BSI has an advisory board composed of people with practical and operational experience of budget/financial systems and processes in developing countries. It advises ODI’s senior management on how to ensure that the BSI is results-focused, cost-effective, independent and demand-driven. From 2010 to 2016, the Advisory Board met twice a year, in May and in November. The May meeting reviews country programme progress in the previous fiscal year (ending March), while the November meeting assesses progress with the research and dissemination and g7+ programmes, and discusses proposed programme allocations in the next year.
After BSI became part of the newly set up Public Finance Institutions programme in 2016, it was decided that the Advisory Board would widen its mandate to include more PFM research and to discuss wider work and strategy. One PFI wide meeting would take place in November, whereas progress in the implementation of the BSI country programmes and the g7+ support would be discussed in separate meetings in May.
The Advisory Board is chaired by Ed Hedger, Managing Director at ODI. Its members include representatives of the IMF, the WB, DFID, AfDB, of the Liberian and South Sudanese government, of the g7+ Secretariat, Prof. Matt Andrews, Andy Ratcliffe and others; Sida has observer status.
There have been three independent evaluations of the Budget Strengthening Initiative to date, one in 2013, 2015 and one recently in 2017. The evaluations conducted in-depth interviews with staff, government partners and other stakeholders, and visited South Sudan, Liberia, the DRC, Uganda and Sierra Leone.
The evaluations found that BSI’s work exceeded expectations, and that “BSI represents an innovative approach to technical assistance that addresses many of the shortcomings of conventional approaches and that has proved well suited to promoting budget reforms in fragile states.”
- The evaluators found us to be ‘flexible, iterative and politically informed’, and ‘an embodiment of the approach to TA [Technical Assistance] known as problem-driven iterative adaptation’. ‘These attributes make BSI well placed to address problems that are characteristic of early-stage transitions‘.
- The evaluators noted the effectiveness and overall impact of BSI and stated that “There are several ways in which the BSI approach may generate catalytic results: One is to add value to other donor programmes operating in the same space… Second, BSI plays a risk management role in fragile states… Potentially, BSI can also help to promote broader improvements in aid practices in fragile states.”
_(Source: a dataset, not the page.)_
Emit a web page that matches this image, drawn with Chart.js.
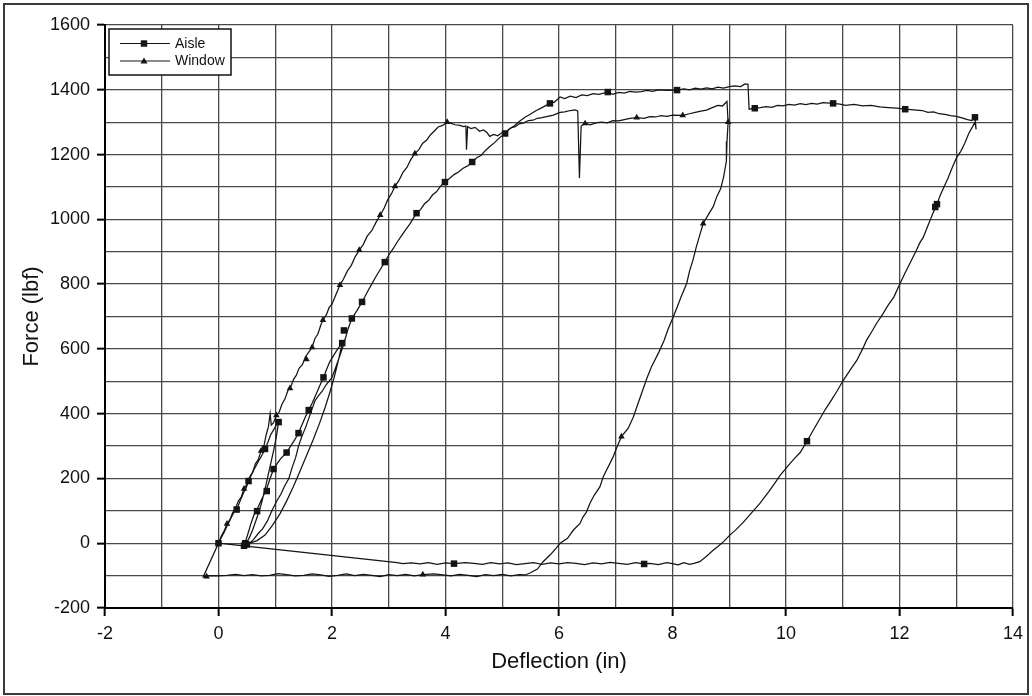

- The evaluators in 2017 stated that “Overall we found BSI to be a very efficient and effective programming initiative. Using a genuine demand-led, flexible and adaptive approach, BSI has strengthened PFM systems in fragile environments in ways that demonstrably contribute to service delivery, state and peace building. Informed by and contributing to high quality fiscal governance policy and research, BSI interventions have added significant value to enhancing fiscal governance in FCAS.”